Читаем Другой берег полностью

Все мгновенно переменилось, стоило мне выйти на перекресток улиц Карлоса Пельегрини и Ривадавиа — туда, где возвышается здание «Банко де Провинсиа». Знакомо ли кому-нибудь из вас состояние, именуемое «Тупак Амару"? Оно состоит в некотором разделении души и тела, в раздвоении испытываемых желаний. В этом состоянии хочется чего-то и одновременно хочется сделать это что-то совсем наоборот: хочется идти направо и — одновременно — налево. Вот так и я, стоя на углу у банка, мысленно предвкушал приятную прогулку к центральной площади — красивой и величественной площади Чивилкоя, как вдруг то же неведомое влечение, что оторвало меня от Корнилия и Петра, швырнуло меня с неодолимой силой вдоль по улице Ривадавиа в сторону, абсолютно противоположную городской площади. Что-то понуждало меня идти по этой мрачной, угрюмой улице, словно забытой солнцем. За моей спиной остались шелестящие деревья и такой гостеприимный местный банк. Какое-то время я еще подумывал: не повернуть ли назад, но неведомая сила вскоре парализовала во мне всякую способность к сопротивлению; я пожал плечами — за излишнюю склонность к этому движению меня совершенно справедливо одергивают мои подруги — и позволил вести себя по городу, вновь ощущая теплоту дня и словно издалека наблюдая, как мало-помалу кромки тротуаров начинают окрашиваться в нежно-сиреневый предсумеречный цвет…

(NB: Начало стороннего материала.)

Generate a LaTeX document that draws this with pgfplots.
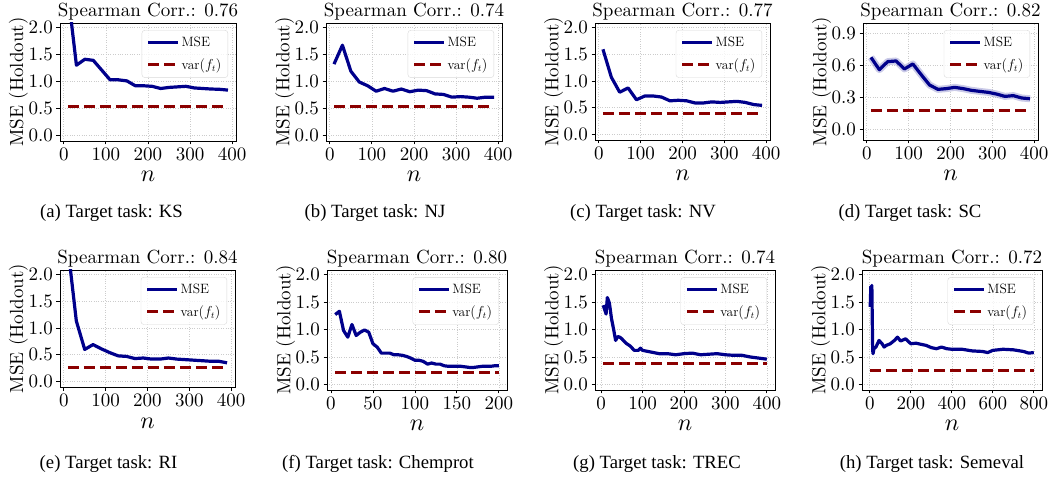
\documentclass[border=0pt]{standalone}
\usepackage{fontspec}
\usepackage{pgfplots}
\pgfplotsset{compat=1.18}
\newfontfamily\capfont{Liberation Serif}
\definecolor{mseblue}{RGB}{0,0,139}
\definecolor{varred}{RGB}{139,0,0}
\pgfplotsset{
  panel/.style={
    scale only axis,
    tick align=outside, tick pos=left,
    major tick length=3.5pt,
    every tick/.style={black, line width=0.8pt},
    axis line style={black, line width=0.9pt},
    grid=major, grid style={gray!40, dotted, line width=0.6pt},
    tick label style={font=\fontsize{10}{12}\selectfont, scale=1.9, inner sep=1.75pt},
    every axis title/.style={at={(0.5,1)}, anchor=south, inner sep=1.3pt, font=\fontsize{10}{12}\selectfont, scale=1.9},
    ylabel={MSE (Holdout)}, xlabel={$n$},
    every axis y label/.style={at={([xshift=-41.5pt]axis description cs:0,0.5)}, anchor=center, rotate=90, font=\fontsize{10}{12}\selectfont, scale=1.9},
    every axis x label/.style={at={([yshift=-41pt]axis description cs:0.5,0)}, anchor=base, inner sep=0.5pt, font=\fontsize{10}{12}\selectfont, scale=2.4},
    ymin=-0.1, ymax=2.08, ytick={0,0.5,1,1.5,2},
    yticklabel style={/pgf/number format/.cd, fixed, fixed zerofill, precision=1},
    legend style={at={(0.955,0.94)}, anchor=north east, font=\fontsize{13.5}{14}\selectfont,
      draw=black!15, rounded corners=3pt, fill=white, fill opacity=0.8, text opacity=1,
      inner xsep=4.5pt, inner ysep=5pt, row sep=6pt, cells={anchor=west}},
    legend image code/.code={\draw[#1] (0pt,0pt) -- (30pt,0pt);},
  },
  mse/.style={mseblue, line width=3.2pt, line join=round},
  var/.style={varred, line width=3pt, dash pattern=on 11pt off 5pt},
}
\begin{document}
\begin{tikzpicture}[x=1pt,y=1pt]
\useasboundingbox (0,0) rectangle (1050,482);
% (a) KS
\begin{axis}[panel, at={(60pt,341pt)}, anchor=south west, width=176pt, height=118pt,
  xmin=-9, xmax=409, xtick={0,100,200,300,400}, title={Spearman Corr.: 0.76}]
\addplot[mse] coordinates {(10,2.63)(30,1.30)(50,1.41)(70,1.39)(90,1.21)(110,1.03)(130,1.03)(150,1.01)(170,0.92)(190,0.92)(210,0.91)(230,0.87)(250,0.89)(270,0.90)(290,0.91)(310,0.88)(330,0.87)(350,0.86)(370,0.855)(390,0.84)};
\addlegendentry{MSE}
\addplot[var] coordinates {(10,0.53)(390,0.53)};
\addlegendentry{var$(f_t)$}
\end{axis}
% (b) NJ
\begin{axis}[panel, at={(326pt,341pt)}, anchor=south west, width=176pt, height=118pt,
  xmin=-9, xmax=409, xtick={0,100,200,300,400}, title={Spearman Corr.: 0.74}]
\addplot[mse] coordinates {(10,1.32)(30,1.67)(50,1.19)(70,0.99)(90,0.92)(110,0.82)(130,0.87)(150,0.82)(170,0.86)(190,0.81)(210,0.84)(230,0.83)(250,0.77)(270,0.76)(290,0.71)(310,0.72)(330,0.71)(350,0.69)(370,0.71)(390,0.71)};
\addlegendentry{MSE}
\addplot[var] coordinates {(10,0.53)(390,0.53)};
\addlegendentry{var$(f_t)$}
\end{axis}
% (c) NV
\begin{axis}[panel, at={(595pt,342pt)}, anchor=south west, width=175pt, height=117pt,
  xmin=-9, xmax=409, xtick={0,100,200,300,400}, title={Spearman Corr.: 0.77}]
\addplot[mse] coordinates {(10,1.59)(30,1.07)(50,0.79)(70,0.87)(90,0.65)(110,0.72)(130,0.72)(150,0.70)(170,0.63)(190,0.64)(210,0.63)(230,0.59)(250,0.59)(270,0.61)(290,0.60)(310,0.61)(330,0.62)(350,0.60)(370,0.56)(390,0.545)};
\addlegendentry{MSE}
\addplot[var] coordinates {(10,0.385)(390,0.385)};
\addlegendentry{var$(f_t)$}
\end{axis}
% (d) SC
\begin{axis}[panel, at={(863pt,342pt)}, anchor=south west, width=175pt, height=117pt,
  xmin=-9, xmax=409, xtick={0,100,200,300,400}, ymin=-0.1, ymax=1.0, ytick={0,0.3,0.6,0.9},
  title={Spearman Corr.: 0.82}]
\addplot[mseblue!45, opacity=0.45, line width=7pt, line join=round, forget plot] coordinates {(10,0.677)(30,0.561)(50,0.637)(70,0.643)(90,0.568)(110,0.615)(130,0.514)(150,0.417)(170,0.376)(190,0.383)(210,0.395)(230,0.383)(250,0.367)(270,0.357)(290,0.348)(310,0.332)(330,0.310)(350,0.317)(370,0.295)(390,0.288)};
\addplot[mse] coordinates {(10,0.677)(30,0.561)(50,0.637)(70,0.643)(90,0.568)(110,0.615)(130,0.514)(150,0.417)(170,0.376)(190,0.383)(210,0.395)(230,0.383)(250,0.367)(270,0.357)(290,0.348)(310,0.332)(330,0.310)(350,0.317)(370,0.295)(390,0.288)};
\addlegendentry{MSE}
\addplot[var] coordinates {(10,0.176)(390,0.176)};
\addlegendentry{var$(f_t)$}
\end{axis}
% (e) RI
\begin{axis}[panel, at={(60pt,95pt)}, anchor=south west, width=175pt, height=117pt,
  xmin=-9, xmax=409, xtick={0,100,200,300,400}, title={Spearman Corr.: 0.84}]
\addplot[mse] coordinates {(10,2.49)(30,1.13)(50,0.60)(70,0.69)(90,0.61)(110,0.54)(130,0.48)(150,0.47)(170,0.43)(190,0.44)(210,0.42)(230,0.42)(250,0.44)(270,0.42)(290,0.41)(310,0.40)(330,0.39)(350,0.38)(370,0.38)(390,0.35)};
\addlegendentry{MSE}
\addplot[var] coordinates {(10,0.26)(390,0.26)};
\addlegendentry{var$(f_t)$}
\end{axis}
% (f) Chemprot
\begin{axis}[panel, at={(327pt,92pt)}, anchor=south west, width=180pt, height=120pt,
  xmin=-4.75, xmax=209.75, xtick={0,50,100,150,200}, title={Spearman Corr.: 0.80}]
\addplot[mse] coordinates {(5,1.27)(10,1.33)(15,0.98)(20,0.86)(25,1.09)(30,0.89)(35,0.95)(40,0.99)(45,0.95)(50,0.74)(55,0.68)(60,0.57)(65,0.57)(70,0.57)(75,0.54)(80,0.54)(85,0.53)(90,0.51)(95,0.48)(100,0.44)(105,0.44)(110,0.42)(115,0.37)(120,0.39)(125,0.37)(130,0.37)(135,0.34)(140,0.33)(145,0.33)(150,0.33)(155,0.33)(160,0.32)(165,0.31)(170,0.31)(175,0.32)(180,0.33)(185,0.33)(190,0.33)(195,0.34)(200,0.34)};
\addlegendentry{MSE}
\addplot[var] coordinates {(5,0.22)(200,0.22)};
\addlegendentry{var$(f_t)$}
\end{axis}
% (g) TREC
\begin{axis}[panel, at={(595pt,92pt)}, anchor=south west, width=180pt, height=120pt,
  xmin=-14.75, xmax=419.75, xtick={0,100,200,300,400}, title={Spearman Corr.: 0.74}]
\addplot[mse] coordinates {(5,1.44)(10,1.33)(12,1.28)(15,1.58)(20,1.48)(25,1.20)(30,1.01)(35,0.80)(40,0.87)(45,0.86)(50,0.83)(60,0.75)(70,0.70)(80,0.62)(90,0.62)(95,0.66)(100,0.62)(120,0.59)(140,0.56)(160,0.56)(180,0.54)(200,0.56)(220,0.57)(240,0.54)(260,0.55)(280,0.56)(300,0.54)(320,0.53)(340,0.53)(360,0.50)(380,0.48)(400,0.46)};
\addlegendentry{MSE}
\addplot[var] coordinates {(5,0.39)(400,0.39)};
\addlegendentry{var$(f_t)$}
\end{axis}
% (h) Semeval
\begin{axis}[panel, at={(862pt,92pt)}, anchor=south west, width=180pt, height=120pt,
  xmin=-38, xmax=840, xtick={0,200,400,600,800}, title={Spearman Corr.: 0.72}]
\addplot[mse] coordinates {(2,1.41)(5,1.78)(8,1.65)(10,1.80)(14,0.62)(16,0.56)(20,0.65)(30,0.68)(45,0.80)(60,0.74)(70,0.68)(80,0.71)(100,0.74)(120,0.80)(135,0.86)(150,0.79)(175,0.83)(200,0.74)(225,0.75)(250,0.73)(275,0.71)(300,0.67)(325,0.65)(350,0.68)(375,0.65)(400,0.64)(450,0.64)(500,0.61)(550,0.60)(575,0.58)(600,0.62)(650,0.64)(700,0.63)(750,0.60)(775,0.57)(800,0.58)};
\addlegendentry{MSE}
\addplot[var] coordinates {(2,0.255)(800,0.255)};
\addlegendentry{var$(f_t)$}
\end{axis}
% captions
\begin{scope}[every node/.style={anchor=base, font=\capfont\fontsize{18.7}{19}\selectfont}]
\node at (111.5,264) {(a) Target task: KS};
\node at (375,264) {(b) Target task: NJ};
\node at (643,264) {(c) Target task: NV};
\node at (910,264) {(d) Target task: SC};
\node at (108.5,13) {(e) Target task: RI};
\node at (378,13) {(f) Target task: Chemprot};
\node at (657,13) {(g) Target task: TREC};
\node at (932,13) {(h) Target task: Semeval};
\end{scope}
\end{tikzpicture}
\end{document}
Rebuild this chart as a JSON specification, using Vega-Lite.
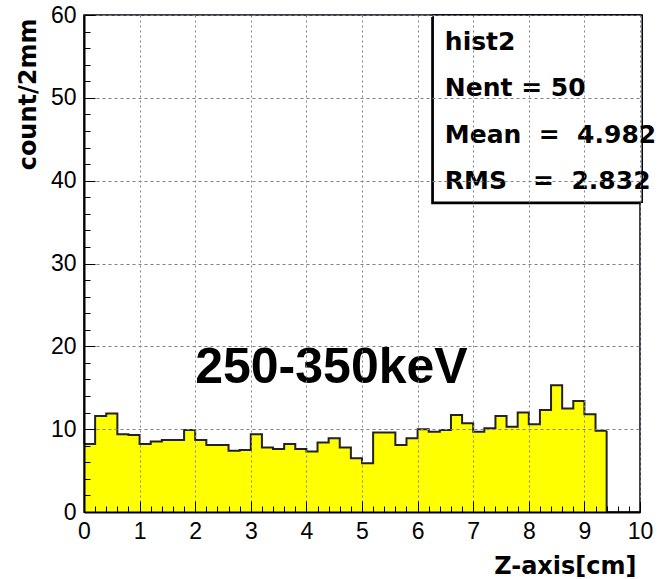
{
  "$schema": "https://vega.github.io/schema/vega-lite/v6.json",
  "width": 556,
  "height": 497,
  "autosize": {"type": "none"},
  "padding": {"left": 84, "top": 15, "right": 20, "bottom": 67},
  "background": "white",
  "view": {"stroke": "black", "strokeWidth": 1.5},
  "datasets": {
    "hist2": [
      {"lo": 0.0, "hi": 0.2, "count": 8.2},
      {"lo": 0.2, "hi": 0.4, "count": 11.6},
      {"lo": 0.4, "hi": 0.6, "count": 11.9},
      {"lo": 0.6, "hi": 0.8, "count": 9.4},
      {"lo": 0.8, "hi": 1.0, "count": 9.3},
      {"lo": 1.0, "hi": 1.2, "count": 8.2},
      {"lo": 1.2, "hi": 1.4, "count": 8.5},
      {"lo": 1.4, "hi": 1.6, "count": 8.7},
      {"lo": 1.6, "hi": 1.8, "count": 8.7},
      {"lo": 1.8, "hi": 2.0, "count": 9.9},
      {"lo": 2.0, "hi": 2.2, "count": 8.7},
      {"lo": 2.2, "hi": 2.4, "count": 8.1},
      {"lo": 2.4, "hi": 2.6, "count": 8.1},
      {"lo": 2.6, "hi": 2.8, "count": 7.4},
      {"lo": 2.8, "hi": 3.0, "count": 7.5},
      {"lo": 3.0, "hi": 3.2, "count": 9.4},
      {"lo": 3.2, "hi": 3.4, "count": 7.8},
      {"lo": 3.4, "hi": 3.6, "count": 7.6},
      {"lo": 3.6, "hi": 3.8, "count": 8.2},
      {"lo": 3.8, "hi": 4.0, "count": 7.6},
      {"lo": 4.0, "hi": 4.2, "count": 7.3},
      {"lo": 4.2, "hi": 4.4, "count": 8.4},
      {"lo": 4.4, "hi": 4.6, "count": 8.9},
      {"lo": 4.6, "hi": 4.8, "count": 7.8},
      {"lo": 4.8, "hi": 5.0, "count": 6.5},
      {"lo": 5.0, "hi": 5.2, "count": 5.9},
      {"lo": 5.2, "hi": 5.4, "count": 9.6},
      {"lo": 5.4, "hi": 5.6, "count": 9.6},
      {"lo": 5.6, "hi": 5.8, "count": 8.1},
      {"lo": 5.8, "hi": 6.0, "count": 8.9},
      {"lo": 6.0, "hi": 6.2, "count": 10.0},
      {"lo": 6.2, "hi": 6.4, "count": 9.7},
      {"lo": 6.4, "hi": 6.6, "count": 9.9},
      {"lo": 6.6, "hi": 6.8, "count": 11.7},
      {"lo": 6.8, "hi": 7.0, "count": 10.7},
      {"lo": 7.0, "hi": 7.2, "count": 9.7},
      {"lo": 7.2, "hi": 7.4, "count": 10.1},
      {"lo": 7.4, "hi": 7.6, "count": 11.6},
      {"lo": 7.6, "hi": 7.8, "count": 10.3},
      {"lo": 7.8, "hi": 8.0, "count": 12.0},
      {"lo": 8.0, "hi": 8.2, "count": 10.6},
      {"lo": 8.2, "hi": 8.4, "count": 12.3},
      {"lo": 8.4, "hi": 8.6, "count": 15.3},
      {"lo": 8.6, "hi": 8.8, "count": 12.5},
      {"lo": 8.8, "hi": 9.0, "count": 13.4},
      {"lo": 9.0, "hi": 9.2, "count": 11.8},
      {"lo": 9.2, "hi": 9.4, "count": 9.8}
    ]
  },
  "data": {"name": "hist2"},
  "encoding": {
    "x": {
      "type": "quantitative",
      "scale": {"domain": [0, 10], "nice": false, "zero": false},
      "axis": {
        "title": "Z-axis[cm]",
        "titleFont": "DejaVu Sans",
        "titleFontWeight": "bold",
        "titleFontSize": 24,
        "titleColor": "black",
        "titleAnchor": "end",
        "titleAlign": "right",
        "titleBaseline": "alphabetic",
        "titleX": 552,
        "titleY": 61,
        "values": [0, 0.2, 0.4, 0.6, 0.8, 1, 1.2, 1.4, 1.6, 1.8, 2, 2.2, 2.4, 2.6, 2.8, 3, 3.2, 3.4, 3.6, 3.8, 4, 4.2, 4.4, 4.6, 4.8, 5, 5.2, 5.4, 5.6, 5.8, 6, 6.2, 6.4, 6.6, 6.8, 7, 7.2, 7.4, 7.6, 7.8, 8, 8.2, 8.4, 8.6, 8.8, 9, 9.2, 9.4, 9.6, 9.8, 10],
        "labelExpr": "abs(datum.value - round(datum.value)) < 0.001 ? format(datum.value, 'd') : ''",
        "labelFont": "Liberation Sans",
        "labelFontSize": 23,
        "labelColor": "black",
        "labelFlush": false,
        "labelOverlap": false,
        "labelBound": false,
        "labelPadding": 19,
        "tickSize": {"condition": {"test": "abs(datum.value - round(datum.value)) < 0.001", "value": -11}, "value": -6},
        "tickColor": "black",
        "tickWidth": 1,
        "domainColor": "black",
        "domainWidth": 2,
        "grid": true,
        "gridColor": "#7f7f8f",
        "gridDash": [2, 3],
        "gridWidth": 1,
        "gridOpacity": {"condition": {"test": "abs(datum.value - round(datum.value)) < 0.001", "value": 1}, "value": 0},
        "zindex": 1
      }
    },
    "y": {
      "type": "quantitative",
      "scale": {"domain": [0, 60], "nice": false},
      "axis": {
        "title": "count/2mm",
        "titleFont": "DejaVu Sans",
        "titleFontWeight": "bold",
        "titleFontSize": 24,
        "titleColor": "black",
        "titleAnchor": "end",
        "titleAngle": 270,
        "titleAlign": "right",
        "titleBaseline": "alphabetic",
        "titleX": -49,
        "titleY": 3,
        "values": [0, 2, 4, 6, 8, 10, 12, 14, 16, 18, 20, 22, 24, 26, 28, 30, 32, 34, 36, 38, 40, 42, 44, 46, 48, 50, 52, 54, 56, 58, 60],
        "labelExpr": "datum.value % 10 === 0 ? format(datum.value, 'd') : ''",
        "labelFont": "Liberation Sans",
        "labelFontSize": 23,
        "labelColor": "black",
        "labelFlush": false,
        "labelOverlap": false,
        "labelBound": false,
        "labelPadding": 19,
        "tickSize": {"condition": {"test": "datum.value % 10 === 0", "value": -11}, "value": -6},
        "tickColor": "black",
        "tickWidth": 1,
        "domainColor": "black",
        "domainWidth": 2,
        "grid": true,
        "gridColor": "#7f7f8f",
        "gridDash": [3, 3],
        "gridWidth": 1,
        "gridOpacity": {"condition": {"test": "datum.value % 10 === 0", "value": 1}, "value": 0},
        "zindex": 1
      }
    }
  },
  "layer": [
    {
      "mark": {"type": "rect", "fill": "#ffff00", "stroke": "#ffff00", "strokeWidth": 0.8},
      "encoding": {
        "x": {"field": "lo", "type": "quantitative"},
        "x2": {"field": "hi"},
        "y": {"field": "count", "type": "quantitative"},
        "y2": {"datum": 0}
      }
    },
    {
      "transform": [{"fold": ["lo", "hi"], "as": ["edge", "edgeX"]}],
      "mark": {"type": "line", "stroke": "#222222", "strokeWidth": 2, "interpolate": "linear"},
      "encoding": {
        "x": {"field": "edgeX", "type": "quantitative"},
        "y": {"field": "count", "type": "quantitative"},
        "order": [
          {"field": "edgeX", "type": "quantitative", "sort": "ascending"},
          {"field": "edge", "type": "nominal", "sort": "ascending"}
        ]
      }
    },
    {
      "transform": [{"window": [{"op": "row_number", "as": "rank"}], "sort": [{"field": "hi", "order": "descending"}]}, {"filter": "datum.rank === 1"}],
      "mark": {"type": "rule", "stroke": "#222222", "strokeWidth": 2},
      "encoding": {
        "x": {"field": "hi", "type": "quantitative"},
        "y": {"field": "count", "type": "quantitative"},
        "y2": {"datum": 0}
      }
    },
    {
      "data": {"values": [{}]},
      "mark": {"type": "text", "text": "250-350keV", "font": "Liberation Sans", "fontWeight": "bold", "fontSize": 50, "align": "left", "baseline": "alphabetic", "color": "black"},
      "encoding": {
        "x": {"datum": 2.0},
        "y": {"datum": 15.6}
      }
    },
    {
      "data": {"values": [{}]},
      "mark": {"type": "rect", "fill": "black", "xOffset": -2, "yOffset": 2, "x2Offset": -2, "y2Offset": 2},
      "encoding": {
        "x": {"datum": 6.28},
        "x2": {"datum": 10.04},
        "y": {"datum": 37.4},
        "y2": {"datum": 60}
      }
    },
    {
      "data": {"values": [{}]},
      "mark": {"type": "rect", "fill": "white", "stroke": "black", "strokeWidth": 1.5},
      "encoding": {
        "x": {"datum": 6.28},
        "x2": {"datum": 10.04},
        "y": {"datum": 37.4},
        "y2": {"datum": 60}
      }
    },
    {
      "data": {"values": [{}]},
      "mark": {
        "type": "text",
        "text": ["hist2", "Nent\u00a0=\u00a050", "Mean\u00a0\u00a0=\u00a0\u00a04.982", "RMS\u00a0\u00a0\u00a0=\u00a0\u00a02.832"],
        "lineHeight": 46.5,
        "font": "DejaVu Sans",
        "fontWeight": "bold",
        "fontSize": 25,
        "align": "left",
        "baseline": "alphabetic",
        "color": "black"
      },
      "encoding": {
        "x": {"datum": 6.49},
        "y": {"datum": 55.8}
      }
    }
  ]
}
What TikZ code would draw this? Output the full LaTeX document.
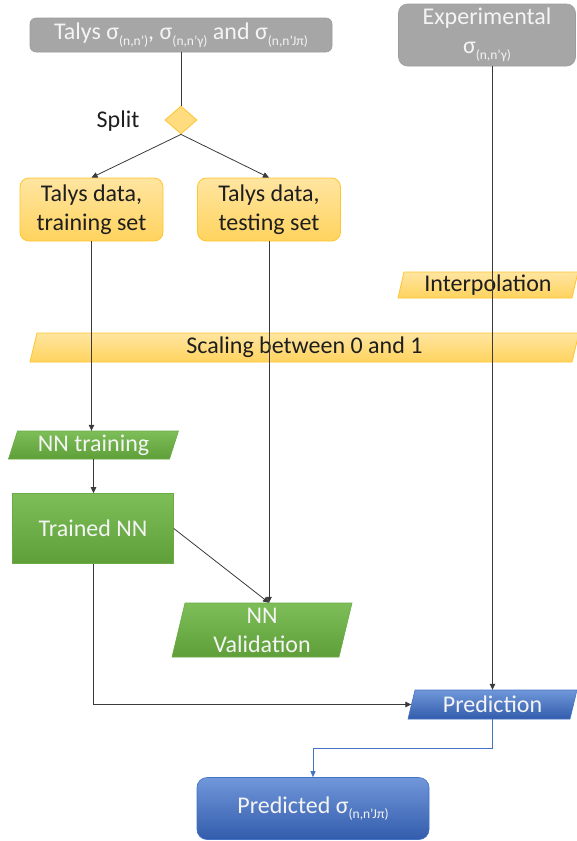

«Вот те раз: дом доньи Эмилии. А что, если зайти — поздороваться с нею?» Дело в том, что донья Эмилия — одна из моих немногих друзей в Чивилкое. Она преподает иностранные языки в нашей школе и находится в том возрасте, когда материнские чувства уже не дают победить себя, даже на время; вспышкам страсти или влечения; меня она очень любит — наверное, за то, что я и вправду очарователен. Однажды она позволила проводить ее до дому и даже пригласила на чай, но я тогда отказался. Но в тот день… Не успел я подумать о чем-либо, как мой палец уже уперся в кнопку звонка. Во втором патио послышался громкий и резкий звон колокольчика, переключивший мои мысли на то, что я должен буду сказать донье Эмилии здесь, на пороге ее дома, чтобы объяснить свой дерзкий, без приглашения и предупреждения, визит. Рассказать ей про силу состояния Тупак Амару… пожалуй, бессмысленно. Оставался один, самый что ни на есть мещанский вариант: мол, случайно проходил мимо и вот — решил зайти, ну и так далее. Занятый этими мыслями, я ждал, но — никто не появлялся.

Я позвонил еще раз; трель звонка была слышна повсюду, даже на тротуаре с другой стороны улицы. Подождав еще немного, я совершил ужасный поступок: я вошел в дом; пройдя прихожую, я оказался в гостиной, в общем — повел себя так, словно пришел к себе домой.

Словно…

Но ведь это и был мой дом. Я почувствовал это интуитивно, почти не удивившись; лишь легкое покалывание у корней волос напоминало о странности ситуации. Гостиная была обставлена точно так же, как в доме доньи Микаэлы, и дверь налево, та, что здесь, несомненно, вела в большой зал, была моей дверью, дверью, ведущей в мою комнату.

Я заставил себя остановиться перед дверью, мне не хватало каких-то крох силы воли, чтобы немедленно осуществить уже задуманное бегство; еще чуть-чуть и  — тут я услышал, как в моей комнате кто-то кашляет.

Получилось все точно так же, как и со звонком, руки опередили сознание и волю. Дверная ручка, такая знакомая, привычно повернулась, и путь в зал был открыт. Но нет, не в зал, а в мой рабочий кабинет. Мой целиком и полностью. Настолько полно и точно скопированный, что — для пущей полноты и точности — за столом в углу сидел я, погруженный в чтение Библии Лютера, возлежащей на деревянном пюпитре. Я, в своем старом халате в синюю полоску, в кожаных тапочках — тех, что мама подарила мне прошлой осенью.

Одна мысль крутилась у меня в голове. Признаюсь откровенно, — несмотря на всю литературщину и мелодраматическую жалостливость таких размышлений, — я решил, что: «О ужас, теперь нам с ним придется общаться. Беседовать, ну и так далее». Пораженный этой мыслью, я отбросил последние попытки к самостоятельным действиям и застыл, словно неодушевленный предмет, прислонившись к двери, словно составной элемент привычно развивающейся, ежедневно повторяющейся сцены, этакий сторонний наблюдатель, в котором страх парализован ужасом.